Data from the US Federal Reserve and Treasury suggests that China sold approximately $5 billion in US bonds in February, predating Trump’s so-called “liberation day” announcement on April 2. More recent movements are harder to trace with certainty, though analysts say there’s currently no hard evidence of a large-scale sell-off by Beijing this month.

According to Barclays, any bond sales by China are more likely linked to currency stabilisation efforts rather than a deliberate attempt to pressure US borrowing costs. That distinction is crucial, as Chinese authorities face mounting pressure to defend the yuan in the face of rising tariffs — but any major treasury liquidation could have the opposite effect by strengthening the currency and eroding export competitiveness.

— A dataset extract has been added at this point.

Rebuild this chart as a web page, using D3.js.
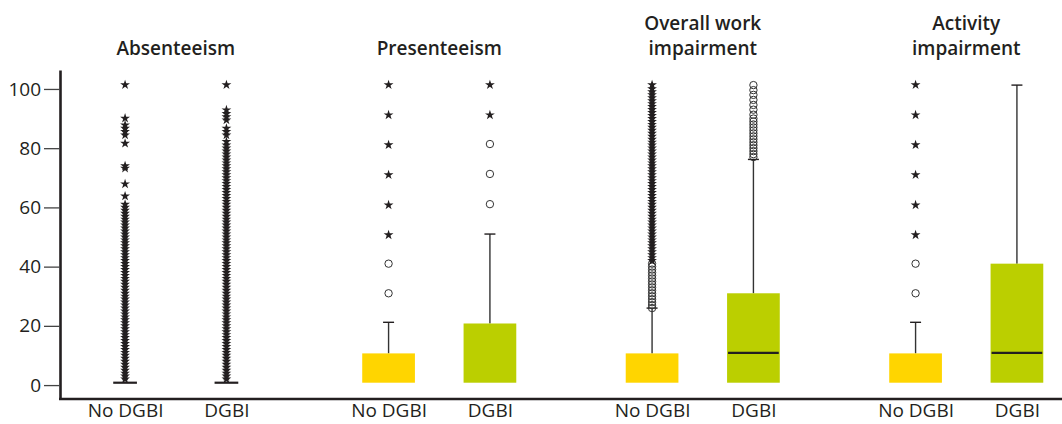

China’s central bank and state-managed investment funds also hold an estimated $3 trillion in dollar-denominated assets. A US bond market crash would severely dent the value of those holdings, undermining broader financial stability in China at a time when growth is already slowing.

Meanwhile, traditional safe havens such as US bonds and the dollar have failed to provide shelter in the latest round of market turbulence. Both have experienced falling prices alongside American equities, suggesting a broader crisis of confidence in dollar-based assets.

As the standoff between Washington and Beijing intensifies, policymakers in both capitals may be forced to weigh short-term leverage against long-term economic consequences. For China, analysts say, a treasury dump may ultimately be more symbolic than effective — and potentially self-destructive.